A questão moral carrega subjetividades intrínsecas a cada indivíduo. A quantificação de premissas pode ser um instrumento de auxílio importante, um cheque permanente de realidade.

O mundo precisa enfrentar todos estes desafios. Os governos terão um papel fundamental em criar os incentivos corretos para esta transição, evitando custos de energia inviáveis no curto prazo. A solução provavelmente passa por criar uma curva de carbono fungível entre as várias geografias e bem inclinada, talvez com custo de carbono baixo num prazo de cinco anos, mas subindo rapidamente de maneira não linear. Evitando desestimular os investimentos fósseis no curto prazo, mas incentivando o investimento em renováveis no longo.

Projetos que seriam rapidamente iniciados hoje, tendo em vista o benefício a valor presente dos créditos de carbono.

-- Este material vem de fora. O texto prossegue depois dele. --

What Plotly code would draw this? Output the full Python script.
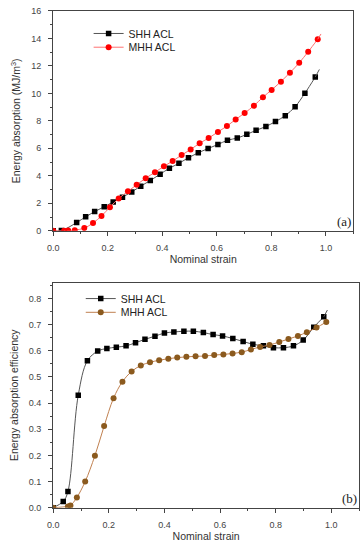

A sociedade evolui a partir da criatividade humana, inovando e questionando conceitos estabelecidos, discutindo e debatendo, não apontando dedos com conceitos unidimensionais e rígidos.

Em relação à acusação do olhar pouco empático e a busca de interesses privados em detrimento do coletivo, a abordagem parece excessivamente panfletária e subjetiva para qualquer posicionamento de nossa parte.

Você se tornou, por toda sua dedicação, um evangelizador do tema no Brasil. Tem milhares de seguidores e uma voz ativa nas mídias sociais – uma capacidade que estamos distante de alcançar. Isto, no entanto, lhe imputa a responsabilidade de fomentar um debate profícuo, aberto e generoso. Com menos respostas e mais dúvidas. Colocando a emoção em prol da energia que o tema merece, mas a razão como motor das discussões necessárias para soluções construtivas para a sociedade.

Por nossas características, vamos nos recolher para dentro de casa após esta tréplica, mas esperamos que você utilize sua posição e representatividade dentro da comunidade ESG para nos impulsionar a um mundo melhor. Contamos com você.